Date of Award


Document Type


Degree Name

Doctor of Philosophy (PhD)


The Republican party organized its first presidential campaign in 1856. The party was composed of men from a wide variety of political backgrounds, primarily from free soil and anti-slavery groups. The rhetoric of this first Republican campaign represented the efforts of these individual speakers to reconcile their free soil arguments with the official party platform. Although the party was loosely organized and poorly funded, many respected orators participated in the campaign. As background for the rhetorical analysis, the major political and historical events of the decade are identified in the first two chapters. Bleeding Kansas, abolitionism, and the reorganization of the major political parties are examined for their contribution to the rhetorical exigence of the political situation. The analytical portion of the study first identifies the method by which the party was organized in the period between 1854 and 1856. Then, the primary arguments employed by the Republican speakers are analyzed in three separate chapters for their logical, ethical, and emotional forms of proof. Individual speeches are analyzed for the major form of artistic proof employed by the speaker. Some speakers argued for adoption of the Republican platform on logical grounds and other men employed emotional appeals with great skill. Personal credibility, mainly the eye-witness to the violence in Kansas, was an important artistic proof in the 1856 campaign.
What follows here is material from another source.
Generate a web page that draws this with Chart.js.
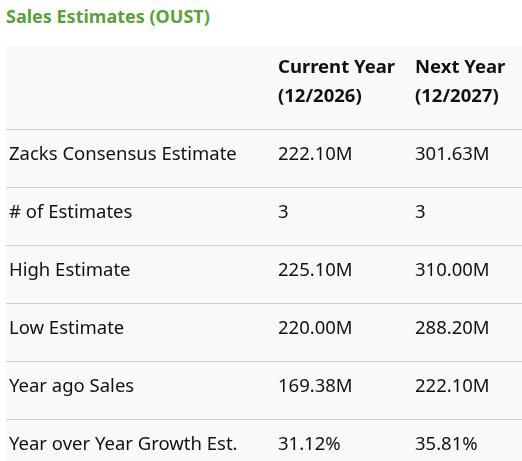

John C. Fremont, the Republican presidential candidate, did not speak publicly during the campaign. Instead, the party was represented by surrogate speakers. Among these speakers were former Barnburner Democrats, Liberty party members, Conscience Whigs, and political abolitionists. The rhetorical constraints posed by such a wide variety of political coalitions justifies this type of individual speech analysis. The study concludes with a discussion of the effectiveness of the rhetoric of the presidential campaign of 1856. Suggestions for further study are also included.